Omit every picture, and retype the lines that run from the beginning of the data below through the line containing "plt.rcParams['font.family'] = ['Liberation", inclusive.

#### [DATA EXTRACT]

^^^^

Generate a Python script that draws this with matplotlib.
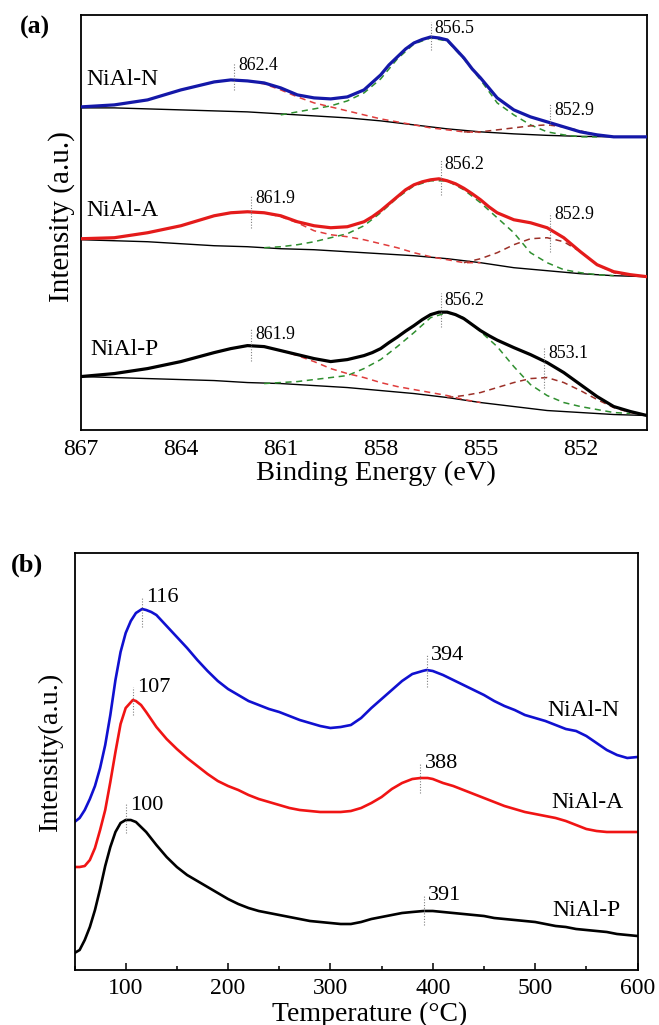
import matplotlib
matplotlib.use("Agg")
import matplotlib.pyplot as plt
from matplotlib.ticker import MultipleLocator

plt.rcParams['font.family'] = ['Liberation Serif', 'DejaVu Serif']

# ---------------- Panel (a): Ni 2p XPS ----------------
E_env = [867, 866, 865, 864, 863, 862.5, 862, 861.5, 861, 860.5, 860, 859.5, 859,
         858.5, 858.25, 858, 857.75, 857.5, 857.25, 857, 856.75, 856.5, 856.25, 856,
         855.75, 855.5, 855.25, 855, 854.75, 854.5,
         854, 853.5, 853, 852.5, 852, 851.5, 851, 850.5, 850]
N_env = [324, 326, 331, 341, 349, 351, 350, 348, 343, 336, 333, 332, 334,
         341, 348.5, 356, 366, 374, 382, 388, 391.5, 394, 393, 391,
         382, 373, 362, 353, 343, 333,
         321, 314, 309, 304, 299, 296, 294, 294, 294]
A_env = [192, 193, 198, 205, 215, 218, 219, 218, 215, 209, 205, 203, 204,
         209, 214, 220, 227, 234, 241, 246, 249, 251, 252, 250,
         247, 242.5, 237, 231, 224, 218,
         211, 208, 203, 193, 179, 166, 159, 156, 154]
P_env = [54, 57, 62, 69, 78, 82, 85, 84, 80, 76, 72, 69, 71,
         75, 78, 82, 88, 93.5, 99.5, 105, 111, 116, 118.5, 118.5,
         116, 112, 106, 100, 95, 90.5,
         83, 76, 68, 58, 46, 34, 24, 19, 15]

E_bg = [867, 866, 865, 864, 863, 862, 861, 860, 859, 858, 857, 856, 855, 854, 853, 852, 851, 850]
N_bg = [323, 323, 322, 321, 320, 319, 317, 315, 313, 310, 306, 302, 299, 297, 295.5, 294.5, 294, 294]
A_bg = [191, 190, 189, 187, 185, 184, 182, 181, 179, 177, 175, 172, 168, 163, 160, 157, 155, 154]
P_bg = [54, 53, 52, 51, 50, 48, 47, 45, 43, 40, 37, 33, 28, 24, 20, 18, 16, 15]

# main Ni2+ 2p3/2 component (green)
E_N_main = [861, 860.5, 860, 859.5, 859, 858.5, 858, 857.5, 857, 856.5, 856, 855.5, 855,
            854.5, 854, 853.5, 853, 852.5, 852, 851.5]
N_main = [316, 319, 322, 325, 330, 338, 352, 372, 387, 393, 390, 372, 351, 328, 316, 306,
          299, 296, 294, 294]
E_A_main = [861.5, 861, 860.5, 860, 859.5, 859, 858.5, 858, 857.5, 857, 856.5, 856, 855.5,
            855, 854.5, 854, 853.5, 853, 852.5, 852, 851.5, 851]
A_main = [183, 184, 186, 189, 193, 197, 205, 218, 233, 245, 250, 250, 241, 228, 213, 198,
          178, 168, 161, 158, 156, 155]
E_P_main = [861.5, 861, 860.5, 860, 859.5, 859, 858.5, 858, 857.5, 857, 856.5, 856, 855.5,
            855, 854.5, 854, 853.5, 853, 852.5, 852, 851.5, 851, 850.5]
P_main = [47, 48, 49, 51, 53, 55, 62, 71, 84, 98, 113, 118, 113, 99, 84, 64, 46, 35, 28,
          24, 21, 18, 17]

# satellite component (red)
E_sat = [867, 866, 865, 864, 863, 862.5, 862, 861.5, 861, 860.5, 860, 859.5, 859, 858.5,
         858, 857.5, 857, 856.5, 856, 855.5, 855]
N_sat = [324, 326, 331, 341, 349, 351, 350, 347, 341, 334, 328, 324, 320, 316, 312, 309,
         306, 303, 301, 299, 298.5]
A_sat = [192, 193, 198, 205, 215, 218, 219, 218, 214, 208, 200, 196, 194, 191, 187, 183,
         178, 174, 171, 168, 168]
P_sat = [54, 57, 62, 69, 78, 82, 85, 84, 80, 75, 69, 62, 57, 53, 48, 44, 41, 38, 35, 31, 28]

# low-BE component (dark red)
E_N_low = [855.5, 855, 854.5, 854, 853.5, 853, 852.5, 852, 851.5, 851]
N_low = [299, 299, 301, 303, 305, 306, 304, 300, 296, 294]
E_A_low = [855.5, 855, 854.5, 854, 853.5, 853, 852.5, 852, 851.5, 851, 850.5]
A_low = [168, 172, 178, 186, 192, 193, 189, 179, 166, 158, 155]
E_P_low = [856, 855.5, 855, 854.5, 854, 853.5, 853, 852.5, 852, 851.5, 851, 850.5, 850]
P_low = [33, 35, 38, 43, 48, 52, 53, 48, 40, 31, 23, 18, 15]

xps_samples = ["NiAl-N", "NiAl-A", "NiAl-P"]
xps_peaks = {"NiAl-N": [862.4, 856.5, 852.9],
             "NiAl-A": [861.9, 856.2, 852.9],
             "NiAl-P": [861.9, 856.2, 853.1]}
xps_ticks = [867, 864, 861, 858, 855, 852]

# ---------------- Panel (b): H2-TPR ----------------
T_N = [50, 55, 60, 65, 70, 75, 80, 85, 90, 95, 100, 105, 110, 116, 120, 125, 130, 140, 150,
       160, 170, 180, 190, 200, 210, 220, 230, 240, 250, 260, 270, 280, 290, 300, 310, 320,
       330, 340, 350, 360, 370, 380, 390, 394, 400, 410, 420, 430, 440, 450, 460, 470, 480,
       490, 500, 510, 520, 530, 540, 550, 560, 570, 580, 590, 600]
I_N = [148, 152, 160, 171, 184, 202, 225, 255, 290, 318, 337, 349, 357, 361, 360, 358, 355,
       344, 333, 322, 310, 299, 289, 281, 275, 269, 265, 261, 258, 254, 250, 247, 244, 242,
       243, 245, 252, 262, 271, 280, 289, 296, 299, 300, 299, 295, 290, 285, 280, 275, 269,
       264, 260, 255, 252, 249, 245, 241, 239, 234, 227, 220, 215, 212, 213]
T_A = [50, 55, 60, 65, 70, 75, 80, 85, 90, 95, 100, 107, 110, 115, 120, 130, 140, 150, 160,
       170, 180, 190, 200, 210, 220, 230, 240, 250, 260, 270, 280, 290, 300, 310, 320, 330,
       340, 350, 360, 370, 380, 388, 395, 400, 410, 420, 430, 440, 450, 460, 470, 480, 490,
       500, 510, 520, 530, 540, 550, 560, 570, 580, 590, 600]
I_A = [103, 103, 104, 110, 122, 140, 160, 188, 218, 246, 262, 270, 269, 265, 258, 243, 231,
       221, 212, 204, 196, 189, 184, 180, 175, 171, 168, 165, 162, 160, 159, 158, 158, 158,
       159, 162, 167, 173, 181, 187, 191, 192, 192, 191, 187, 184, 180, 176, 172, 168, 164,
       161, 158, 156, 154, 152, 149, 145, 141, 139, 138, 138, 138, 138]
T_P = [50, 55, 60, 65, 70, 75, 80, 85, 90, 95, 100, 105, 110, 120, 130, 140, 150, 160, 170,
       180, 190, 200, 210, 220, 230, 240, 250, 260, 270, 280, 290, 300, 310, 320, 330, 340,
       350, 360, 370, 380, 391, 400, 410, 420, 430, 440, 450, 460, 470, 480, 490, 500, 510,
       520, 530, 540, 550, 560, 570, 580, 590, 600]
I_P = [17, 20, 30, 43, 60, 81, 104, 123, 138, 147, 150, 150, 148, 138, 125, 113, 103, 95,
       89, 83, 77, 71, 66, 62, 59, 57, 55, 53, 51, 49, 48, 47, 46, 46, 48, 51, 53, 55, 57,
       58, 59, 59, 58, 57, 56, 55, 54, 52, 51, 50, 49, 48, 46, 44, 43, 41, 40, 39, 38, 36,
       35, 34]
tpr_peaks = {"NiAl-N": [116, 394], "NiAl-A": [107, 388], "NiAl-P": [100, 391]}
tpr_ticks = [100, 200, 300, 400, 500, 600]

# ---------------- styles / layout ----------------
BLUE_A = '#1418a8'
RED_A = '#e41b1b'
BLUE_B = '#1010d0'
RED_B = '#f01414'
GREEN = '#2f8f2f'
SATRED = '#e03c3c'
DKRED = '#9c3028'
DOT = dict(color='#808080', lw=0.8, ls=(0, (1, 1.5)))

fig = plt.figure(figsize=(6.59, 10.25), dpi=100)
ax1 = fig.add_axes([81 / 659, 1 - 430.5 / 1025, 566 / 659, 415.5 / 1025])
ax2 = fig.add_axes([74.5 / 659, 1 - 970 / 1025, 563 / 659, 417 / 1025])

# ----- panel (a) -----
env_sets = [(N_env, N_bg, E_N_main, N_main, N_sat, E_N_low, N_low, BLUE_A),
            (A_env, A_bg, E_A_main, A_main, A_sat, E_A_low, A_low, RED_A),
            (P_env, P_bg, E_P_main, P_main, P_sat, E_P_low, P_low, 'black')]
for env, bg, em, main, sat, el, low, col in env_sets:
    ax1.plot(E_bg, bg, color='black', lw=1.0, zorder=2)
    ax1.plot(em, main, color=GREEN, lw=1.1, ls=(0, (4, 3)), zorder=3)
    ax1.plot(E_sat, sat, color=SATRED, lw=1.1, ls=(0, (4, 3)), zorder=3)
    ax1.plot(el, low, color=DKRED, lw=1.1, ls=(0, (4, 3)), zorder=3)
    ax1.plot(E_env, env, color=col, lw=2.3, zorder=4, solid_joinstyle='round',
             solid_capstyle='round')

# peak annotations (a): (line y0, line y1, text y)
ann_a = {"NiAl-N": [(341, 368, 365), (381, 409, 402), (306, 328, 320)],
         "NiAl-A": [(203, 236, 232), (236, 271, 266), (179, 218, 216)],
         "NiAl-P": [(70, 102, 96), (104, 138, 130), (43, 83, 77)]}
for s in xps_samples:
    for pk, (y0, y1, yt) in zip(xps_peaks[s], ann_a[s]):
        ax1.plot([pk, pk], [y0, y1], zorder=5, **DOT)
        ax1.annotate(f"{pk:.1f}", (pk, yt), xytext=(3, 0), textcoords='offset points',
                     ha='left', va='center', fontsize=12.8)

lab_a = {"NiAl-N": (866.83, 351), "NiAl-A": (866.83, 220), "NiAl-P": (866.71, 81)}
for s in xps_samples:
    ax1.text(*lab_a[s], s, ha='left', va='center', fontsize=17)

ax1.set_xlim(867, 850)
ax1.set_ylim(0, 416)
ax1.set_xticks(xps_ticks)
ax1.set_yticks([])
ax1.tick_params(axis='x', length=0, pad=6, labelsize=17)
for sp in ax1.spines.values():
    sp.set_linewidth(1.3)

# ----- panel (b) -----
ax2.plot(T_N, I_N, color=BLUE_B, lw=1.9, solid_joinstyle='round')
ax2.plot(T_A, I_A, color=RED_B, lw=1.9, solid_joinstyle='round')
ax2.plot(T_P, I_P, color='black', lw=1.9, solid_joinstyle='round')

ann_b = {"NiAl-N": [(343, 372, 373), (283, 315, 315)],
         "NiAl-A": [(255, 283, 283), (177, 207, 207)],
         "NiAl-P": [(137, 167, 165), (45, 75, 74)]}
for s in xps_samples:
    for pk, (y0, y1, yt) in zip(tpr_peaks[s], ann_b[s]):
        ax2.plot([pk, pk], [y0, y1], zorder=5, **DOT)
        ax2.annotate(f"{pk}", (pk, yt), xytext=(3, 0), textcoords='offset points',
                     ha='left', va='center', fontsize=16)

lab_b = {"NiAl-N": (511.6, 259), "NiAl-A": (515.5, 167), "NiAl-P": (516.5, 59)}
for s in xps_samples:
    ax2.text(*lab_b[s], s, ha='left', va='center', fontsize=17)

ax2.set_xlim(50, 600)
ax2.set_ylim(0, 417)
ax2.set_xticks(tpr_ticks)
ax2.xaxis.set_minor_locator(MultipleLocator(50))
ax2.set_yticks([])
ax2.tick_params(axis='x', which='major', direction='in', length=5, width=1.1,
                pad=6, labelsize=17)
ax2.tick_params(axis='x', which='minor', direction='in', length=3, width=1.1)
for sp in ax2.spines.values():
    sp.set_linewidth(1.3)

# ----- labels -----
fig.text(376 / 659, 1 - 480 / 1025, "Binding Energy (eV)", ha='center', va='baseline',
         fontsize=20.5)
fig.text(62 / 659, 1 - 217 / 1025, "Intensity (a.u.)", ha='center', va='center',
         rotation=90, fontsize=21)
fig.text(370 / 659, 1 - 1021 / 1025, "Temperature (\u00b0C)", ha='center', va='baseline',
         fontsize=20)
fig.text(50 / 659, 1 - 752 / 1025, "Intensity(a.u.)", ha='center', va='center',
         rotation=90, fontsize=20.5)
fig.text(35 / 659, 1 - 27 / 1025, "(a)", ha='center', va='center', fontsize=18.5,
         fontweight='bold')
fig.text(27 / 659, 1 - 565 / 1025, "(b)", ha='center', va='center', fontsize=19,
         fontweight='bold')

fig.savefig("out.png", dpi=100)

^^^^

#### [ANSWER FOR THIS EXERCISE]
Generate a Python script that draws this with matplotlib.
import matplotlib
matplotlib.use("Agg")
import matplotlib.pyplot as plt
from matplotlib.ticker import MultipleLocator

plt.rcParams['font.family'] = ['Liberation Serif', 'DejaVu Serif']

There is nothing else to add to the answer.